Amoco and many other oil companies, including those at Montvale, are trying to overcome that 1982 image. They are modernizing facilities and improving spill and emergency response procedures. Although federal and state laws have driven many of these advances, the oil industry takes pride in its current environmental and safety practices.

"The company always tries to go above and beyond what's been mandated," said Dian H. Boothe, a spokesman for Texaco, which has one of its Star Enterprise affiliate tank farms in Montvale.

"We have every company plan you can think of, and we try to live by them," said Ed Flowers, Star's terminal manager.

On a recent tour of Star's tank farm in Montvale, Flowers and Boothe told visitors how computers control almost every aspect of the operation. They also pointed out the many backup systems that would alert workers to any problem during oil transfers.

Bulk oil shipments from the interstate Colonial Pipeline are scheduled ahead, sometimes days in advance. Star keeps a person at the terminal during all shipments, even at night.

That employee checks the alarms that would warn if the tank is getting too full. "They're piercing enough, we go right up out of the chair when they come on," Flowers said.

Sometimes employees climb the 70 stairs that spiral up the side of the mammoth tanks to manually check the tank level. They also walk along the pipelines every hour during a shipment to check for leaks, malfunctioning equipment and other problems.

"I don't want leaks. That's the last thing I want," said Flowers, a 33-year Texaco employee.

At Amoco, King follows a similar procedure. An employee checks all the systems an hour before a shipment and must be on site an hour before it ends. In between, however, Amoco allows employees to return home if they wish, King said. Depending on the amount, a shipment can take three hours or longer, she said.

Every morning, an employee walks through Amoco's 24-acre tank farm checking equipment and looking for oil sheens on the ground and in the south fork of Goose Creek, King said.

Oil companies have stepped up routine maintenance of the tank farms, partly in response to stricter regulations in Virginia.

All six Amoco tanks have undergone a complete inspection for structural soundness since 1991. A pinhole was found in one tank and immediately fixed. No oil leaked out, though, King said.

Both Star and Amoco have moved almost all their pipes above ground, where leaks and other problems are easier to spot. Over the past couple of years, they have installed machines to capture vapors coming off tanker trucks as they fill up at the giant pumps.

Truckers used to open a hole in the top of their trucks and pump in the gas, letting all the vapors escape into the air, stinking up the community. Now, they load gas into the bottom of the truck, and the gas pumps have thick rubber airtight seals to prevent vapors from escaping. Excess vapors are contained and recycled.

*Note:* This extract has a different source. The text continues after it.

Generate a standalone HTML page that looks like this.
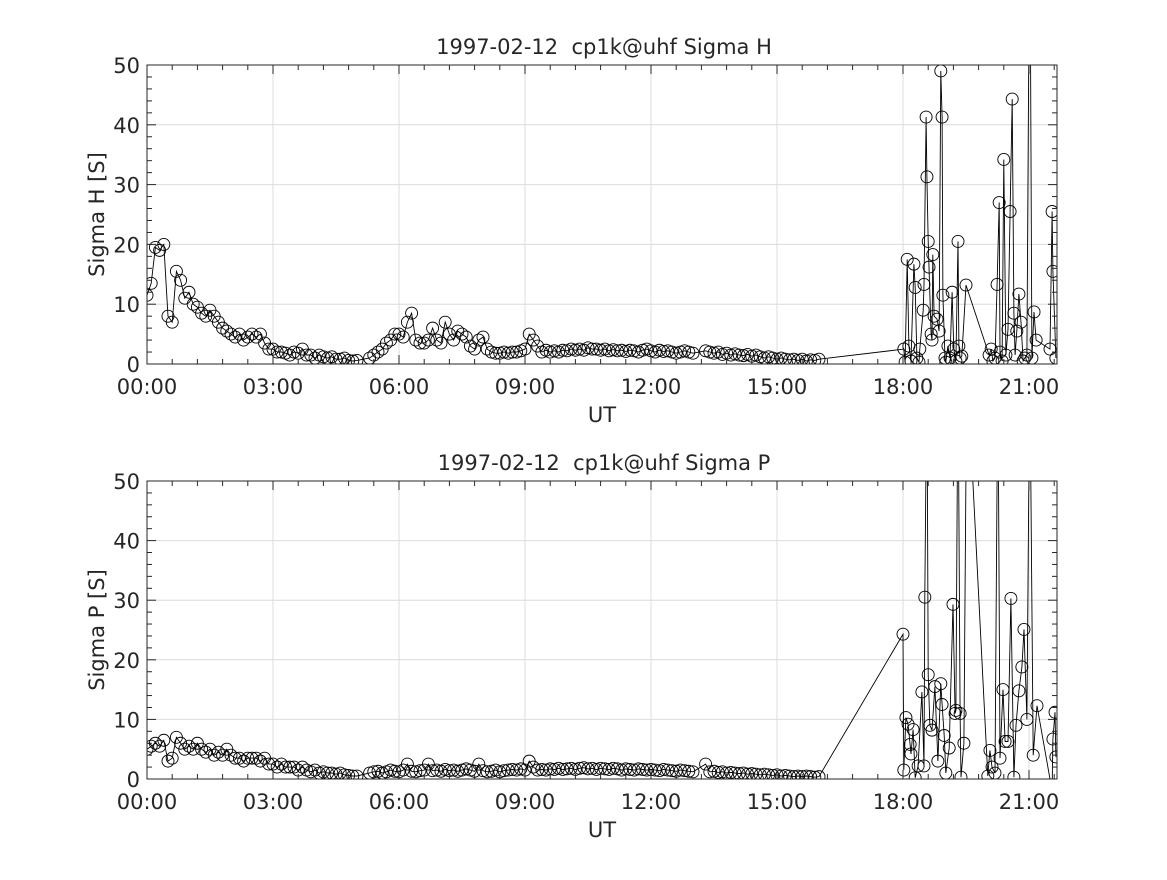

To measure ground water contamination, Star has dug 17 monitoring wells, Amoco 32. Many were drilled at the request of the Virginia Department of Environmental Quality in the late 1980s after the terminals reported spills.

Samples are taken monthly and analyzed for petroleum components.

Conoco does things a little differently at its Montvale terminal, said Larry Winder, the company's director of operations in Baltimore.

It only recently put in three monitoring wells to meet Virginia's regulations, in effect since 1992. Conoco had no reason to suspect it had a problem, he said.

"We do not have a record of leaking tank bottoms," Winder said, and Conoco has had no recent spills, except for one of about 10 gallons. But Conoco did find contamination when those wells went in, and is currently removing oil - less than one-tenth of a gallon per month - that is floating on the water table, Winder said.

"We don't really know where it's coming from. We assume it's residual from that leak years ago," he said. In 1980, about 1,100 gallons of petroleum spilled when a valve was left open, according to state records.

Winder said Conoco plans to leave its pipes underground, because it vigorously checks for weak spots. An electrical current is sent through the pipes and tanks to prevent corrosion, a process called cathodic protection that most other oil companies use as well.

Further, Conoco pressure tests each section of pipe periodically, and all six tanks have been internally inspected at least once in the past 10 years, Winder said. Depending on how well the steel is protected, he said, the tanks can last hundreds of years.

Conoco recently drilled several holes in the ground near the pipes and beneath its tanks. A vacuum-like machine sucks air out of the ground, which is then tested for hydrocarbons, Winder said.

"To my knowledge we have not found any leaking equipment. We have had none there," Winder said of the Montvale terminal.

The six companies in Montvale are members of the Roanoke Valley Mutual Aid Association, King said. They meet quarterly with other sectors of the petroleum industry - truck drivers, service station owners and so on - private environmental consulting firms, and local government representatives to develop and update plans for assistance in case of spills.

They also exchange information to keep abreast of the latest technology and regulations.

"We place an awful lot of emphasis on the environmental end of things," Winder said.

Staff writer Richard Foster contributed information for this story.